The experience begins with the creation of a self-learning contract and an exploration of the different ways to become a changemaker. Second, the changemakers map the challenges and the opportunities that exist today in their community, the country, and the world. Third, the interdisciplinary teams are formed and think of ways to form a social value creation model in response to a particular problem. Fourth, the group experiences an immersion in a community, affected by a specific problem, who will allow the group to feel empathy with the problem. Fifth, the ecosystem gives the group feedback and connections that will be used in testing the hypotheses. Sixth, the students create a preliminary product or service, which will allow them to see how the end users respond to their idea. Seventh, the students learn how to measure the impact of their idea and create a theory of change for their model. Finally, each team presents its idea during a demo day, when some team members are given internships in social businesses and organizations involved in the social innovation ecosystem, including positions in Sao Paulo, Brazil; Bogotá, Colombia; and San Francisco, USA.

Impact

The Changemaker Academy is an interdisciplinary and inter-university program with three fundamental objectives: (1) create agents of positive social change who catalyze sustainable development in our economies; (2) connect actors in the ecosystem with the diverse realities of the country in which they work, supporting the emergence of new ideas and projects that bring solutions to problems our country is facing today through new, sustainable business models; and (3) communicate and disseminate the idea of social innovation (its tools and models) as a way to solve the country’s social/environmental problems.

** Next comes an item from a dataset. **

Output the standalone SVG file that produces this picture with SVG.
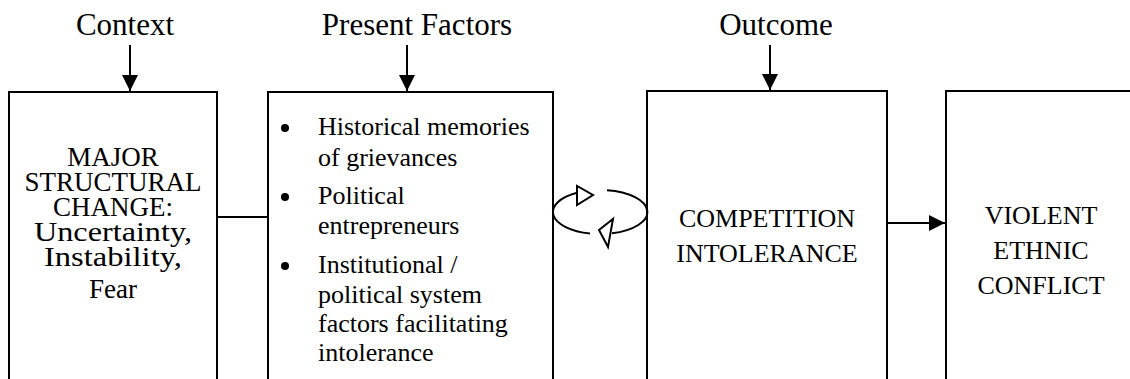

Approximately 150 students from various universities and 15 different academic programs have completed the program. Of these 150 students, 15 percent came from business schools. Different versions of the course have been implemented in the Pontificia Universidad Católica de Chile’s business school as well as in Antofagasta, a northern region of Chile.

In Antofagasta, professors from three of the best universities of the region have taken the reigns of the program and have co-created an inter-universitary social innovation school that today is an elective course split between the three universities. Seven students have completed internships in other countries’ ecosystems. More than 300 people have completed classes and have formed formal alliances with the KaosPilot school in Denmark, the Team Academy in Spain, and the Insitituto Elos in Brasil. In total, more than 15 social businesses have been started through the last two programs.